Partindo dessa perspectiva, mulheres que escolherem não exercer seu poder concedido pelo poder divino é considerada um ser indigno ou impuro.

Ainda é um tabu para a sociedade ocidental uma mulher que por livre e espontânea vontade opta não seguir o “curso natural” da vida feminina. Ela é vista como incompleta, amargurada, fadada à infelicidade, como quem quebra o curso natural do dom concedido por “Deus” que é o de se multiplicar.

É possível relacionar a leitura social dessas mulheres ao conceito de impureza da autora Mary Douglas em “Pureza e Perigo”, em que a autora aponta que a impureza é: “… um subproduto de uma organização e de uma classificação da matéria, na medida em que ordenar pressupõe repelir os elementos não apropriados.” (DOUGLAS, Mary – pág 30) Ou seja, não assumir essa posição social de mãe desordena o sistema existente, não apenas desajusta, também faz modificações em toda a vida social anteriormente ordenada, fazendo com que isto seja impuro.

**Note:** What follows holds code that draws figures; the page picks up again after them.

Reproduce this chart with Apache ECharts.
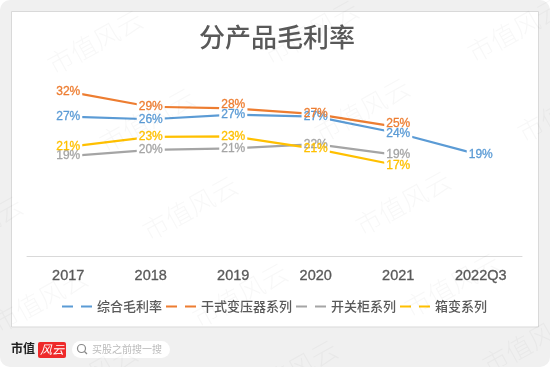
<!DOCTYPE html>
<html>
<head>
<meta charset="utf-8">
<style>html,body{margin:0;padding:0;background:#fff}#box{width:550px;height:367px}</style>
<script src="https://cdn.jsdelivr.net/npm/echarts@6/dist/echarts.min.js"></script>
</head>
<body>
<div id="box"></div>
<script>
var categories = ['2017', '2018', '2019', '2020', '2021', '2022Q3'];
var seriesNames = ['综合毛利率', '干式变压器系列', '开关柜系列', '箱变系列'];
var colors = ['#5B9BD5', '#ED7D31', '#A5A5A5', '#FFC000'];

var overall = [26.8, 26.3, 27.2, 26.8, 23.6, 19.4];
var dryType = [31.6, 28.7, 28.4, 27.3, 24.8, null];
var switchgear = [19.2, 20.4, 20.7, 21.5, 19.4, null];
var boxType = [21.0, 22.9, 23.0, 20.6, 17.4, null];
var allValues = [overall, dryType, switchgear, boxType];

var watermarks = [[95, 42], [311, 32], [515, 30], [147, 120], [362, 110], [565, 110], [-25, 228], [190, 208], [403, 203], [40, 300], [240, 295], [452, 285], [90, 375], [290, 372], [530, 342]];

var labelFont = 'Liberation Sans';
var cjkFont = 'Noto Sans CJK SC';
var myChart = echarts.init(document.getElementById('box'));

var graphics = [
	{ type: 'rect', z: -10, shape: { x: 0, y: 0, width: 550, height: 367, r: 10 }, style: { fill: '#f0f0f0' } },
	{ type: 'rect', z: -9, shape: { x: 11.5, y: 11.5, width: 527, height: 315.5 }, style: { fill: '#fff', stroke: '#d9d9d9', lineWidth: 1 } },
	// 底部logo和搜索框
	{ type: 'text', x: 11, y: 342, z: 1, style: { text: '市值', fontSize: 12, fontWeight: 'bold', fontFamily: cjkFont, fill: '#222' } },
	{ type: 'rect', z: 1, shape: { x: 38, y: 342, width: 28, height: 16, r: 2 }, style: { fill: '#ee2a2a' } },
	{ type: 'text', x: 40, y: 343, z: 2, style: { text: '风云', fontSize: 12, fontStyle: 'italic', fontFamily: cjkFont, fill: '#fff' } },
	{ type: 'rect', z: 1, shape: { x: 72, y: 341, width: 98, height: 17, r: 8.5 }, style: { fill: '#fff' } },
	{ type: 'circle', z: 2, shape: { cx: 81.5, cy: 348.5, r: 4 }, style: { fill: 'none', stroke: '#888', lineWidth: 1.2 } },
	{ type: 'line', z: 2, shape: { x1: 84.5, y1: 351.5, x2: 87, y2: 354 }, style: { stroke: '#888', lineWidth: 1.2 } },
	{ type: 'text', x: 92, y: 344, z: 2, style: { text: '买股之前搜一搜', fontSize: 10, fontFamily: cjkFont, fill: '#bbb' } }
];
watermarks.forEach(function (p) {
	graphics.push({
		type: 'text', x: p[0], y: p[1], rotation: 29 * Math.PI / 180, z: 50, silent: true,
		style: { text: '市值风云', fontSize: 26, fontWeight: 200, fontFamily: cjkFont, fill: 'rgba(0,0,0,0.03)', align: 'center', verticalAlign: 'middle' }
	});
});

function pct(p) { return Math.round(p.value) + '%'; }
// 干式变压器系列 2019、2021 的标签原图里往上挪了一点
function moveLabel(p) {
	if (p.seriesIndex % 4 === 1 && p.dataIndex === 2) return { dy: -4 };
	if (p.seriesIndex % 4 === 1 && p.dataIndex === 4) return { dy: -3.5 };
	return {};
}

var series = [];
// 先画线和白底（断开折线），再单独画文字，这样重叠的标签不会互相遮挡
allValues.forEach(function (vals, i) {
	series.push({
		name: seriesNames[i], type: 'line', data: vals, z: 3, symbol: 'circle', symbolSize: 0, showAllSymbol: true,
		lineStyle: { width: 2.2, color: colors[i], cap: 'butt' },
		itemStyle: { color: colors[i] },
		labelLayout: moveLabel,
		label: {
			show: true, position: 'inside', offset: [1, 0], color: 'rgba(255,255,255,0)', backgroundColor: '#fff',
			padding: [1, 2], fontFamily: labelFont, fontSize: 12, formatter: pct
		}
	});
});
allValues.forEach(function (vals, i) {
	series.push({
		name: seriesNames[i] + '-label', type: 'line', data: vals, z: 4, symbol: 'circle', symbolSize: 0, showAllSymbol: true,
		lineStyle: { width: 0, opacity: 0 },
		labelLayout: moveLabel,
		label: {
			show: true, position: 'inside', offset: [1, 0], color: colors[i],
			fontFamily: labelFont, fontSize: 12, textBorderColor: colors[i], textBorderWidth: 0.3, formatter: pct
		}
	});
});

var option = {
	animation: false,
	title: {
		text: '分产品毛利率', left: 194, top: 19,
		textStyle: { color: '#595959', fontSize: 26, fontWeight: 500, fontFamily: cjkFont }
	},
	color: colors,
	legend: {
		data: seriesNames.map(function (n) { return { name: n, icon: 'path://M0 0H11V2H0ZM19 0H30V2H19Z' }; }),
		left: 57, top: 295, itemWidth: 30, itemHeight: 2.5, itemGap: 4,
		textStyle: { color: '#595959', fontSize: 13, fontWeight: 500, fontFamily: cjkFont }
	},
	grid: { left: 27, width: 495, top: 48, height: 208 },
	xAxis: [{
		type: 'category', data: categories, boundaryGap: true,
		axisTick: { show: false },
		axisLine: { lineStyle: { color: '#d9d9d9', width: 1 } },
		axisLabel: { color: '#595959', fontSize: 14.5, fontFamily: labelFont, margin: 12, textBorderColor: '#595959', textBorderWidth: 0.3 }
	}],
	yAxis: [{ type: 'value', min: 0, max: 40, show: false, splitLine: { show: false } }],
	graphic: graphics,
	series: series
};
myChart.setOption(option);
</script>
</body>
</html>
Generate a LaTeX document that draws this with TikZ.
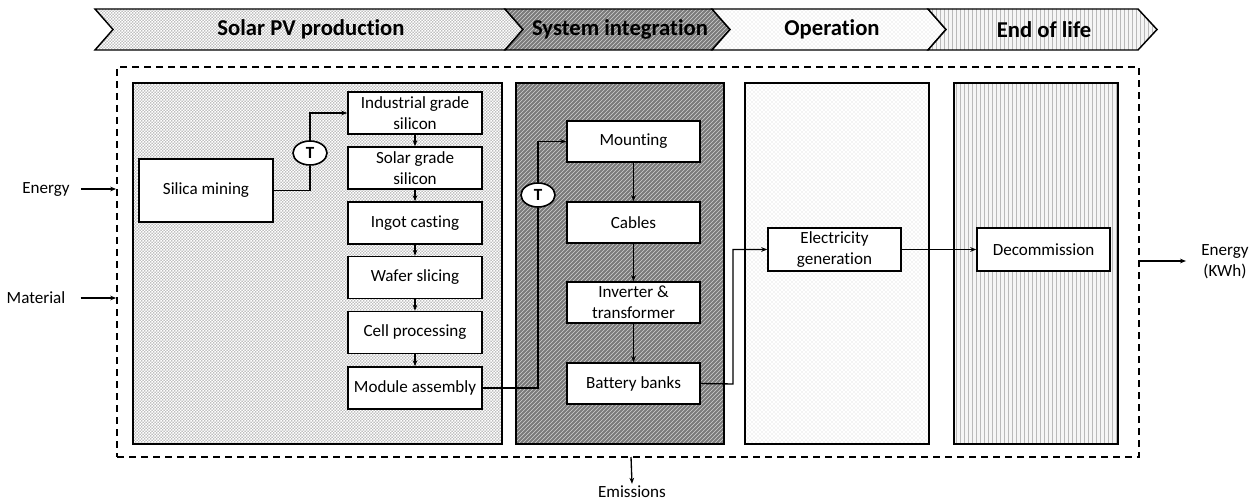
\documentclass[tikz,border=0pt]{standalone}
\usepackage{fontspec}
\setmainfont{Carlito}[Ligatures={NoCommon}]
\usetikzlibrary{patterns,shapes.geometric,arrows.meta}
\newdimen\pxu \pxu=0.75pt
\pgfdeclarepatternformonly{finecheck}{\pgfpointorigin}{\pgfqpoint{2.2pt}{2.2pt}}{\pgfqpoint{2.2pt}{2.2pt}}{%
  \pgfpathrectangle{\pgfpointorigin}{\pgfqpoint{1.1pt}{1.1pt}}%
  \pgfpathrectangle{\pgfqpoint{1.1pt}{1.1pt}}{\pgfqpoint{1.1pt}{1.1pt}}%
  \pgfusepath{fill}}
\begin{document}
\begin{tikzpicture}[x=0.75pt,y=-0.75pt,
  txt/.style={font=\fontsize{12.8}{15.6}\selectfont, align=center},
  proc/.style={txt, draw, line width=1.2pt, fill=white, inner sep=0pt, minimum width=134\pxu, minimum height=42\pxu},
  phase/.style={draw, line width=1.2pt, inner sep=0pt, minimum height=361\pxu},
  pvfill/.style={preaction={fill=gray!50}, preaction={pattern=finecheck, pattern color=white}},
  sifill/.style={preaction={fill=black!52}, preaction={pattern=north east lines, pattern color=black!18}},
  opfill/.style={preaction={fill=white}, preaction={pattern=crosshatch dots, pattern color=gray!35}},
  eolfill/.style={preaction={fill=gray!8}, preaction={pattern=vertical lines, pattern color=gray!55}},
  tnode/.style={ellipse, draw, line width=1.2pt, fill=white, inner sep=0pt, minimum width=34\pxu, minimum height=24\pxu, font=\fontsize{12.8}{14}\selectfont\bfseries},
  conn/.style={line width=1pt},
  arr/.style={conn, -{Stealth[length=4.5pt,width=3.5pt]}},
  head/.style={font=\fontsize{17}{20}\selectfont\bfseries},
  sidetxt/.style={txt, inner sep=0pt}
]
\useasboundingbox (0,0) rectangle (1259,502);

% header chevrons
\draw[pvfill, line width=1.1pt] (95,9) -- (505,9) -- (523,29.5) -- (505,50) -- (95,50) -- (113,29.5) -- cycle;
\draw[sifill, line width=1.1pt] (505,9) -- (712,9) -- (730,29.5) -- (712,50) -- (505,50) -- (523,29.5) -- cycle;
\draw[opfill, line width=1.1pt] (712,9) -- (928,9) -- (946,29.5) -- (928,50) -- (712,50) -- (730,29.5) -- cycle;
\draw[eolfill, line width=1.1pt] (928,9) -- (1138,9) -- (1157,29.5) -- (1138,50) -- (928,50) -- (946,29.5) -- cycle;
\node[head] (h1) at (311,29.5) {Solar PV production};
\node[head] (h2) at (620,29.5) {System integration};
\node[head] (h3) at (832,29.5) {Operation};
\node[head] (h4) at (1044,29.5) {End of life};

% system boundary
\node[draw, line width=1.3pt, dash pattern=on 5.5pt off 3.5pt, inner sep=0pt,
      minimum width=1022\pxu, minimum height=390\pxu] (sys) at (628,262) {};

% phase boxes
\node[phase, pvfill, minimum width=369\pxu] (pvbox) at (317.5,263.5) {};
\node[phase, sifill, minimum width=208\pxu] (sibox) at (620,263.5) {};
\node[phase, opfill, minimum width=184\pxu] (opbox) at (837,263.5) {};
\node[phase, eolfill, minimum width=164\pxu] (eolbox) at (1036,263.5) {};

% PV production
\node[proc, minimum height=63\pxu] (silica) at (206,190.5) {Silica mining};
\node[proc] (ind) at (415,113) {Industrial grade\\silicon};
\node[proc] (sol) at (415,168) {Solar grade\\silicon};
\node[proc] (ingot) at (415,223) {Ingot casting};
\node[proc] (wafer) at (415,277.5) {Wafer slicing};
\node[proc] (cell) at (415,332.5) {Cell processing};
\node[proc] (module) at (415,388) {Module assembly};
\node[tnode] (t1) at (310,153) {T};

% System integration
\node[proc, minimum width=133\pxu, minimum height=41\pxu] (mount) at (633.5,141.5) {Mounting};
\node[proc, minimum width=133\pxu, minimum height=41\pxu] (cables) at (633.5,222.5) {Cables};
\node[proc, minimum width=133\pxu, minimum height=41\pxu] (inv) at (633.5,302.5) {Inverter \&\\transformer};
\node[proc, minimum width=133\pxu, minimum height=41\pxu] (batt) at (633.5,383.5) {Battery banks};
\node[tnode] (t2) at (538,195) {T};

% Operation and end of life
\node[proc, minimum width=133\pxu, minimum height=43\pxu] (elec) at (834.5,249.5) {Electricity\\generation};
\node[proc, minimum width=133\pxu, minimum height=43\pxu] (decom) at (1043.5,249.5) {Decommission};

% connectors
\draw[conn] (silica.east) -| (t1.south);
\draw[arr] (t1.north) |- (ind.west);
\draw[arr] (ind.south) -- (sol.north);
\draw[arr] (sol.south) -- (ingot.north);
\draw[arr] (ingot.south) -- (wafer.north);
\draw[arr] (wafer.south) -- (cell.north);
\draw[arr] (cell.south) -- (module.north);
\draw[conn] (module.east) -| (t2.south);
\draw[arr] (t2.north) |- (mount.west);
\draw[arr] (mount.south) -- (cables.north);
\draw[arr] (cables.south) -- (inv.north);
\draw[arr] (inv.south) -- (batt.north);
\coordinate (bend) at (733,384);
\draw[arr] (batt.east) -- (bend) |- (elec.west);
\draw[arr] (elec.east) -- (decom.west);

% inputs and outputs
\node[sidetxt] (energy) at (46,189) {Energy};
\node[sidetxt] (material) at (36,298) {Material};
\draw[arr] (energy.east) ++(11,0) -- (sys.west |- energy.east);
\draw[arr] (material.east) ++(15,0) -- (sys.west |- material.east);
\node[sidetxt] (eout) at (1225,262) {Energy\\(KWh)};
\coordinate (eoutstart) at (1139,261);
\coordinate (eoutend) at (1186,261);
\draw[arr] (eoutstart) -- (eoutend);
\coordinate (emstart) at (631,457);
\node[sidetxt] (emis) at (632,492) {Emissions};
\draw[arr] (emstart) -- ([yshift=2\pxu]emis.north);
\end{tikzpicture}
\end{document}
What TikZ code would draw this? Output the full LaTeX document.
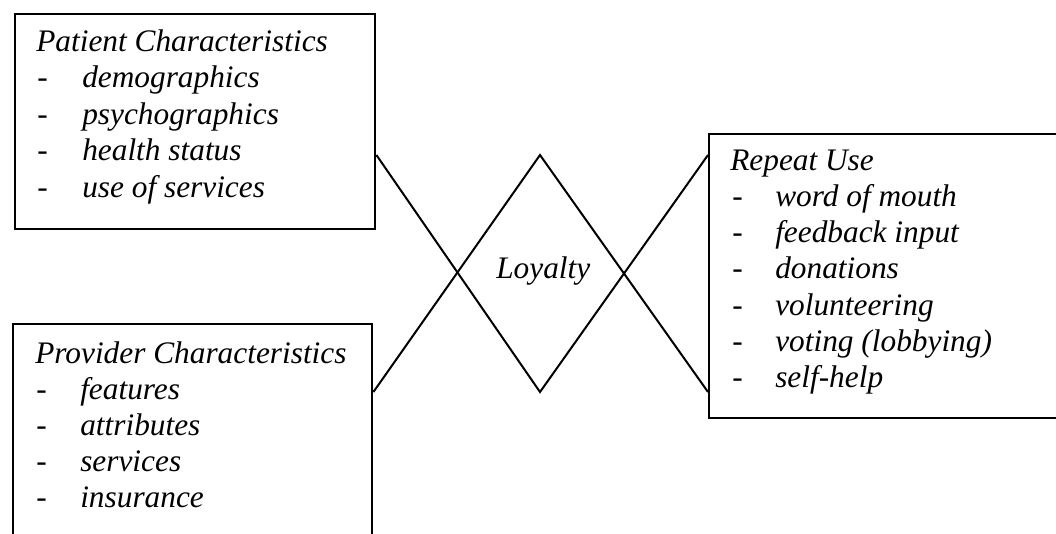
\documentclass[tikz,border=0pt]{standalone}
\usepackage{fontspec}
\setmainfont{Liberation Serif}
\begin{document}
\begin{tikzpicture}[x=0.75pt,y=-0.75pt,
  box/.style={draw, line width=1.8pt, inner sep=0pt, anchor=north west},
  txt/.style={font=\fontsize{23.5}{27}\selectfont\itshape, inner sep=0pt, anchor=base west},
  link/.style={line width=1.5pt, line join=miter}]
\useasboundingbox (0,0) rectangle (1056,533);
\clip (0,0) rectangle (1056,533);
% boxes
\node[box, minimum width=270pt, minimum height=161.25pt] (pc) at (14,13) {};
\node[box, minimum width=269.25pt, minimum height=180pt] (pv) at (12,323) {};
\node[box, minimum width=280pt, minimum height=213pt] (ru) at (708,133) {};
% diamond vertices
\coordinate (dtop) at (540,155);
\coordinate (dbot) at (540,392);
% connectors
\draw[link] (pc.east |- dtop) -- (dbot) -- (ru.west |- dtop);
\draw[link] (pv.east |- dbot) -- (dtop) -- (ru.west |- dbot);
% centre label
\node[txt] (loy) at (496,278) {Loyalty};
% patient characteristics
\node[txt] (pct) at (36,51) {Patient Characteristics};
\foreach \t [count=\i] in {demographics,psychographics,health status,use of services}{
  \node[txt] (pcd\i) at (37,{51+36.5*\i}) {-};
  \node[txt] (pci\i) at (82,{51+36.5*\i}) {\t};
}
% provider characteristics
\node[txt] (pvt) at (35,363) {Provider Characteristics};
\foreach \t [count=\i] in {features,attributes,services,insurance}{
  \node[txt] (pvd\i) at (36,{363+36.2*\i}) {-};
  \node[txt] (pvi\i) at (80,{363+36.2*\i}) {\t};
}
% repeat use
\node[txt] (rut) at (730,170) {Repeat Use};
\foreach \t [count=\i] in {word of mouth,feedback input,donations,volunteering,voting (lobbying),self-help}{
  \node[txt] (rud\i) at (732,{170+36.3*\i}) {-};
  \node[txt] (rui\i) at (775,{170+36.3*\i}) {\t};
}
\end{tikzpicture}
\end{document}
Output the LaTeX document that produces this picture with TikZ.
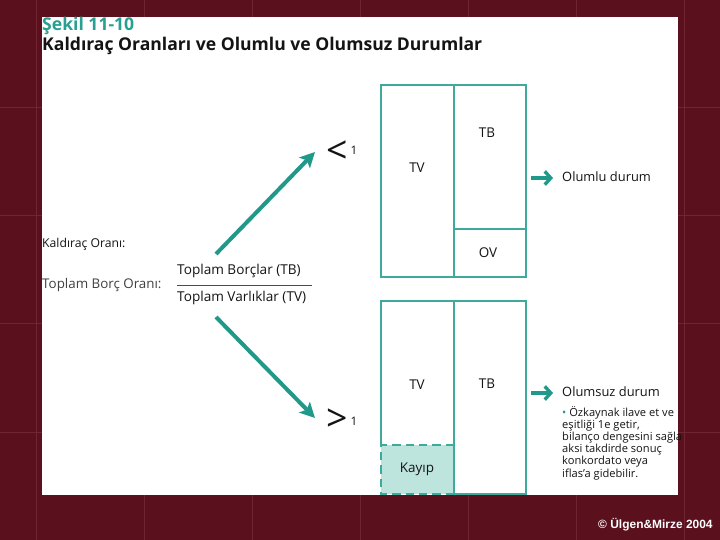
\documentclass[tikz,border=0pt]{standalone}
\usepackage{fontspec}
\setmainfont{Open Sans}
\newfontfamily\cfont{Liberation Sans}
\usetikzlibrary{arrows.meta}
\definecolor{bg}{RGB}{90,16,29}
\definecolor{gridc}{RGB}{112,38,50}
\definecolor{teal1}{RGB}{33,153,138}
\definecolor{tealbox}{RGB}{62,170,155}
\definecolor{kayipc}{RGB}{190,228,222}
\definecolor{titleteal}{RGB}{40,160,145}
\definecolor{txt}{RGB}{20,20,20}
\tikzset{
  lbl/.style={inner sep=0pt, text=txt, font=\fontsize{11.5}{13}\selectfont},
  lw/.style={inner sep=0pt, anchor=base west, text=txt},
  cell/.style={draw=tealbox, line width=0.06cm},
  bigarrow/.style={draw=teal1, line width=0.12cm, -{Stealth[length=0.45cm,width=0.45cm,inset=0.1cm]}},
  smallarrow/.style={draw=teal1, line width=0.1cm, -{Straight Barb[length=0.18cm,width=0.4cm,line width=0.1cm]}},
}
\begin{document}
\begin{tikzpicture}[x=0.03cm,y=-0.03cm]
\useasboundingbox (0,0) rectangle (720,540);
\fill[bg] (0,0) rectangle (720,540);
\foreach \x in {36,144,252,360,468,576,684} \draw[gridc, line width=0.03cm] (\x,0) -- (\x,540);
\foreach \y in {108,216,324,432} \draw[gridc, line width=0.03cm] (0,\y) -- (720,\y);
\fill[white] (42,17) rectangle (678,495);

% titles
\node[lw, text=titleteal, font=\fontsize{15}{17}\bfseries\selectfont] (t1) at (42,31) {Şekil 11-10};
\node[lw, font=\fontsize{15}{17}\bfseries\selectfont] (t2) at (42,51) {Kaldıraç Oranları ve Olumlu ve Olumsuz Durumlar};

% left labels
\node[lw, font=\fontsize{10.4}{12}\selectfont] (ko) at (42,248) {Kaldıraç Oranı:};
\node[lw, text=black!75, font=\fontsize{11.4}{13}\selectfont] (tbo) at (42,289) {Toplam Borç Oranı:};
\node[lw, font=\fontsize{11.6}{13}\selectfont] (num) at (177,275) {Toplam Borçlar (TB)};
\node[lw, font=\fontsize{11.6}{13}\selectfont] (den) at (177,302) {Toplam Varlıklar (TV)};
\draw[black!70, line width=0.03cm] (177,286) -- (312,286);

% comparison symbols
\node[lbl, font=\fontsize{32}{32}\selectfont] (lt) at (337,152) {<};
\node[lbl, font=\fontsize{10}{10}\selectfont] (lt1) at (354,150) {1};
\node[lbl, font=\fontsize{32}{32}\selectfont] (gt) at (337,420) {>};
\node[lbl, font=\fontsize{10}{10}\selectfont] (gt1) at (354,421) {1};

\coordinate (a1s) at (216,254);
\coordinate (a1e) at (315,152);
\coordinate (a2s) at (216,317);
\coordinate (a2e) at (315,418);
\draw[bigarrow] (a1s) -- (a1e);
\draw[bigarrow] (a2s) -- (a2e);

% upper box
\draw[cell] (381,85) rectangle (526,277);
\draw[cell] (454,85) -- (454,277);
\draw[cell] (454,229) -- (526,229);
\node[lbl] (uTV) at (417,168) {TV};
\node[lbl] (uTB) at (487,133) {TB};
\node[lbl] (uOV) at (488,253) {OV};

% lower box
\fill[kayipc] (381,445) rectangle (454,494);
\draw[cell] (381,445) -- (381,301) -- (526,301) -- (526,494) -- (454,494);
\draw[cell] (454,301) -- (454,494);
\draw[cell, dashed, dash pattern=on 0.25cm off 0.15cm] (454,445) -- (381,445) -- (381,494) -- (454,494);
\node[lbl] (lTV) at (417,385) {TV};
\node[lbl] (lTB) at (487,384) {TB};
\node[lbl] (kay) at (417,469) {Kayıp};

% right side
\coordinate (r1s) at (531,178);
\coordinate (r1e) at (553,178);
\coordinate (r2s) at (531,393);
\coordinate (r2e) at (553,393);
\draw[smallarrow] (r1s) -- (r1e);
\draw[smallarrow] (r2s) -- (r2e);
\node[lw, font=\fontsize{11}{13}\selectfont] (olumlu) at (562,182) {Olumlu durum};
\node[lw, font=\fontsize{11}{13}\selectfont] (olumsuz) at (562,397) {Olumsuz durum};
\node[lw, align=left, font=\fontsize{9.5}{10.25}\selectfont] (bul) at (562,477)
 {{\color{teal1}•} Özkaynak ilave et ve\\eşitliği 1e getir,\\bilanço dengesini sağla\\aksi takdirde sonuç\\konkordato veya\\iflas’a gidebilir.};

% copyright
\node[lw, text=white, font=\cfont\bfseries\fontsize{10.2}{11}\selectfont] (copy) at (598,528) {© Ülgen\&Mirze 2004};
\end{tikzpicture}
\end{document}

Ainda hoje, a maternidade está associada à mulheridade. Isso faz parte de uma construção ideal da imagem feminina, que em dado momento esteve relacionada ao cuidado, a subjugação, ao que é do âmbito doméstico. Com o passar dos séculos e com as mudanças de paradigmas se questiona se a maternidade está realmente ligada a completude do ser feminino e não apenas isto, mas também há o debate de como essa nova concepção de mulher se relaciona com a maternidade e como a segunda se encaixa nessa nova configuração do papel social feminino.

Desde o começo do século XX, com a disseminação de ideias feministas, a maternidade entra como pauta de questionamento, pois existe a procura pela definição do que é ser uma mulher, que basicamente estava ligado à ter um útero e a discussão sobre mulher como um sujeito toma força. Desta maneira, a luta pela livre escolha da maternidade, independente de ter útero, ou seja, de ser uma mulher é apresentada.

A maternidade é um tema central no que diz respeito às mulheres, seja em relação à sua biologia, seja ao seu existir enquanto sujeito e em todos os âmbitos da vida social, independente de já serem ou não, de desejarem ou não tornar-se mãe.

REFERÊNCIAS BIBLIOGRÁFICAS:
¹ Poder Feminino e Poder Materno: Reflexões sobre a construção da identidade feminina e da maternidade. – Thassia Souza Emidio e Francisco Hashimoto.
Disponível em:<http://revistas.unoeste.br/revistas/ojs/index.php/ch/article/viewFile/289/586>
A maternidade e o feminismo: diálogo com as ciências sociais – SCAVOLI, Lucila
Disponível em:
<http://www.scielo.br/scielo.php?script=sci_arttext&pid=S0104-83332001000100008>
Douglas, Mary. “Pureza e Perigo: Ensaios sobre as noções de poluição e tabu.” São Paulo, Perspectiva, 1976.
Turner, Victor. “Liminaridade e Communitas”, O Processo Ritual. Estrutura e Anti-Estrutura, Petrópolis, Vozes, 1974.
Strathern, Marilyn. “Necessidades de pais, necessidades de mães.” Estudos feministas, 303, 1995.